Posted: Fri Jun 16, 2023 7:35 am
by Sam W
Thank you for that additional context!

So, from everything you're describing, this sounds far more like a moment of miscommunication rather than an instance of assault or red flag; your partner perceived you as still being in a moment where the consent you'd just given applied, and you didn't. And when you corrected them/asked them to stop or adjust, they did. Even when everyone is being really attentive to consent and boundaries, there can still be moments like the one you had.

That being said, it seems like this is still having a pretty big effect on you due, at least in part, to the fact you've survived assaults in the past. Do you feel like some of that is stemming from the fear that it happened again? Or like what happened reminded you of the assault?

Re: Boundaries crossed in my relationship

Posted: Fri Jun 16, 2023 7:42 am
by bigpanda
Can mistakes happen in sex and it be ok? I understand that consent was there because I said yes and that they didn’t have to ask and they stopped when I asked them to… is this right? Was it a grey area or was it okay?

Honestly, I’ve had ‘uncomfortable’ experiences in every relationship since my assault and I’m really bad at moving past these moments and not ruminating on them. I didn’t realised I’d been assaulted because I was unconscious (when I was 18, a few years ago now) and I’m scared I’m gonna let go of feeling uncomfortable and then it turn out to be something bad again. That’s why I’m seeking a second opinion!

Re: Boundaries crossed in my relationship

Posted: Fri Jun 16, 2023 8:09 am
by Sam W
Yes, mistakes can (and do) happen during sex without it indicating an assault. One of the risks we take on when we choose to be sexual with another person is that, through things like misunderstanding or miscommunication, we could unintentionally hurt them or make them uncomfortable, or that they might do the same.

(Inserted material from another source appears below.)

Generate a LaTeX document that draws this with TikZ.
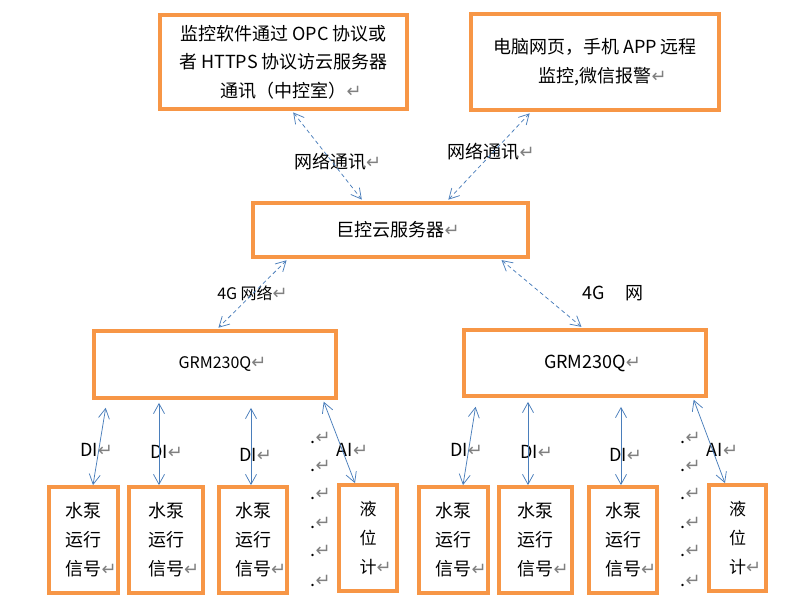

But some important differences between those moments and a sexual assault include the fact that we can/are safe to say no, revoke consent, or otherwise communicate that our needs have changed, and that the other person will respond by stopping or otherwise making the adjustment we need them to. Too, how a partner acts afterwards is also important; in the case of your relationship, they apologized and the two of you were able to talk about it, and they treated your feelings about it as important. Does that make sense?

Re: Boundaries crossed in my relationship

Posted: Fri Jun 16, 2023 8:19 am
by bigpanda
Yes this makes sense. My partner does care about my feeling and did ask for consent/stop when I asked. Even though my boundary was crossed, I understand that I complicated matters by saying that they didn’t have to ask each time. Do you think that from what I’ve said I need to worry that my partner sexually assaulted me ?

Re: Boundaries crossed in my relationship

Posted: Fri Jun 16, 2023 8:29 am
by Sam W
From what you're describing, no, I do not think your partner assaulted you. It sounds much more like there was a genuine miscommunication and that this is someone who does care about and does their best to respect your boundaries.

I wonder, when the two of you have that rule that you have to ask even if the other person has just said they're okay, how did that rule come about? Have one of both of you had experiences in the past where you had to say things were okay regardless of whether they were, or where a partner didn't give you enough time to actually think about how you felt or what you needed so you ended up saying yes when you didn't really want to?